We shared some food and water with him and Johnny was grateful. We were all stretching and yawning soon and my girl and I said goodnight and curled up in the tent. We let the fire die out and left the lantern on. Johnny found a nearby table and curled up on it and was soon asleep.
During the night we were jarred out of sleep by a loud noise. We could see shadows of four legged beasts as they snorted and circled our tent. It was horrifying and my girl shrieked and clung to me. Johnny shouted and said he would run and they would chase him. Not to worry. He could run fast and would be safe and come back soon. The herd roared and there was a rumble which shook the ground. Then silence. We unzipped the nylon tent and peeked outside. No one. Nothing. Not even a sound. "I need to pee", she said nervously. I unzipped the tent and stood guard as she found a place to relieve herself and then hurriedly crawled back into the tent. Sleep didn't come for a while as we listened for the return of the herd of boar. They must have smelled our food. We should hide our packs in the trees.

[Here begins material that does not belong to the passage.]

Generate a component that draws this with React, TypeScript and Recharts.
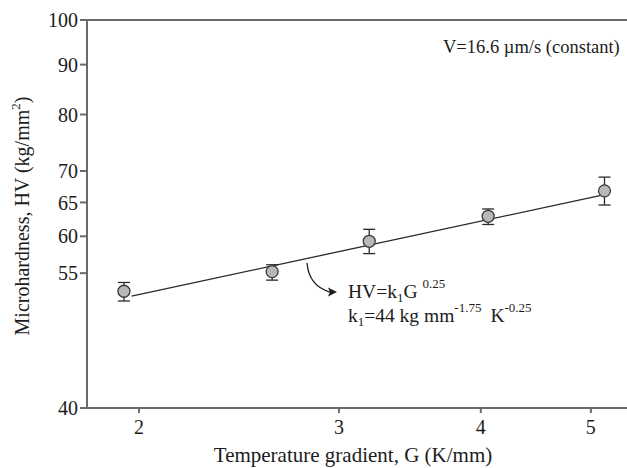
import { ScatterChart, Scatter, XAxis, YAxis, ErrorBar, ReferenceLine } from 'recharts';

// temperature gradient G (K/mm) and microhardness HV (kg/mm2)
const gradient = [1.94, 2.62, 3.19, 4.06, 5.14];
const hardness = [52.7, 55.2, 59.3, 62.9, 66.8];
const errLow = [1.2, 1.1, 1.7, 1.2, 2.2];
const errHigh = [1.1, 0.9, 1.7, 1.1, 2.2];

// fitted power law, end points
const fitG = [1.97, 5.14];
const fitHV = [52.1, 66.2];

const xTicks = [2, 3, 4, 5];
const yTicks = [40, 55, 60, 65, 70, 80, 90, 100];

const points = gradient.map((g, i) => ({ g, hv: hardness[i], err: [errLow[i], errHigh[i]] }));
const fit = fitG.map((g, i) => ({ g, hv: fitHV[i] }));

const FONT = '"Liberation Serif", "Times New Roman", serif';
const AXIS = '#6a6a6a';
const INK = '#1c1c1c';

const Dot = (props: any) => (
  <circle cx={props.cx} cy={props.cy} r={6} fill="#b8b8b8" stroke="#3a3a3a" strokeWidth={1.3} />
);

const YLabel = () => (
  <text
    x={29}
    y={216}
    transform="rotate(-90, 29, 216)"
    textAnchor="middle"
    fontFamily={FONT}
    fontSize={20}
    fill={INK}
  >
    Microhardness, HV (kg/mm<tspan dy={-9} fontSize={13}>2</tspan>
    <tspan dy={9}>)</tspan>
  </text>
);

const XLabel = () => (
  <text x={353} y={462} textAnchor="middle" fontFamily={FONT} fontSize={21} fill={INK}>
    Temperature gradient, G (K/mm)
  </text>
);

export default function App() {
  return (
    <div style={{ position: 'absolute', left: 0, top: 0, width: 627, height: 468, background: '#fff' }}>
      <ScatterChart width={627} height={468} margin={{ top: 20, right: 0, bottom: 0, left: 0 }}>
        <XAxis
          dataKey="g"
          type="number"
          scale="log"
          domain={[1.8, 5.38]}
          allowDataOverflow
          ticks={xTicks}
          height={60}
          tickSize={5}
          tickMargin={7}
          stroke={AXIS}
          strokeWidth={2}
          tick={{ fill: INK, fontFamily: FONT, fontSize: 20 }}
          label={<XLabel />}
        />
        <YAxis
          dataKey="hv"
          type="number"
          scale="log"
          domain={[40, 100]}
          allowDataOverflow
          ticks={yTicks}
          interval={0}
          width={87}
          tickSize={7}
          tickMargin={2}
          stroke={AXIS}
          strokeWidth={2}
          tick={{ fill: INK, fontFamily: FONT, fontSize: 20 }}
          label={<YLabel />}
        />
        <ReferenceLine y={100} stroke={AXIS} strokeWidth={2} />
        <Scatter
          data={fit}
          line={{ stroke: '#2a2a2a', strokeWidth: 1.3 }}
          shape={() => <g />}
          isAnimationActive={false}
        />
        <Scatter data={points} shape={<Dot />} isAnimationActive={false}>
          <ErrorBar dataKey="err" direction="y" width={6} stroke="#2a2a2a" strokeWidth={1.3} />
        </Scatter>
      </ScatterChart>
      <svg
        width={627}
        height={468}
        style={{ position: 'absolute', left: 0, top: 0, pointerEvents: 'none' }}
        fontFamily={FONT}
        fill={INK}
      >
        <text x={443} y={53} fontSize={18.5}>V=16.6 µm/s (constant)</text>
        <path d="M307,263 Q309,286 330,292" fill="none" stroke={INK} strokeWidth={1.3} />
        <polygon points="337,292 328,287.5 330,292 328,296.5" fill={INK} />
        <text x={348} y={298} fontSize={19.5}>
          HV=k<tspan fontSize={13} dy={4}>1</tspan>
          <tspan dy={-4}>G </tspan>
          <tspan fontSize={13} dy={-10}>0.25</tspan>
        </text>
        <text x={348} y={322} fontSize={19.5}>
          k<tspan fontSize={13} dy={4}>1</tspan>
          <tspan dy={-4}>=44 kg mm</tspan>
          <tspan fontSize={13} dy={-10}>-1.75</tspan>
          <tspan dy={10} dx={9}>K</tspan>
          <tspan fontSize={13} dy={-10}>-0.25</tspan>
        </text>
      </svg>
    </div>
  );
}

We awoke as the light slanted into our tent from the sunrise. We stretched and yawned as we dressed for the day. We were a little concerned that Johnny was no where in sight. I explained that he could take care of himself and not to worry. We found a trail and began our hike to the beach. We abruptly came across a few bison grazing. One raised its furry head and appraised us for a moment before returning to the straw. We took pictures and got very close to the beasts. They moved away slightly, keeping a comfortable distance but didn't seem disturbed by our presents.
The beach was amazing. We sat in the warm sand and took off our hiking boots. We splashed into the surf like children laughing and shoving. She sunbathed as I snorkeled around with goggles I had brought. I saw schools of colorful fish with bright colored skin and funny eyes. I even saw an octopus as it became disturbed jetting past me in a swirl of black ink.
We rested and had lunch. Then we began the hike back to camp, which was decidedly harder due to the terrain. We made it before sunset and used wet towels to clean the salt from our skin. We were sunburned and stinging. Sleep came soon after we retired. No Johnny. No boars this night.
We awoke with the daylight again and broke camp. The bus would be by soon as the driver had promised. We waited by the side of the road and nothing came. No one and after awhile we began the long walk back to Avalon. At least it would be down hill. My girl tired soon and we stopped, lying on our packs against a berm beside the road.
I cant go any more. You go ahead and get someone to come back for me.
We argued. I reminded her about the wild boar. She was too exhausted.
Then a miracle of sorts happened. A truck pulled up with Park Ranger painted on the door. We told him of our plight and he told us to hop in the back. He was just on his way to blackjack check on it. He had heard there were campers there. We told him about Johnny but he shrugged his shoulders.
We felt so happy as we clambered into the back. He gave us a ride back to Avalon. We thanked him and he declined payment. We walked by the tourists all in clean clothes, while we had back packs and dirty clothes and hiking boots. We were stared at like we were from another planet. We collapsed on the beach and waited for the return boat to pick us up.
Later, safe at home we recounted our adventure to friends and family and showed pictures. No one could believe what we had just experienced. We went to breakfast the next morning and was offered bacon. We both declined.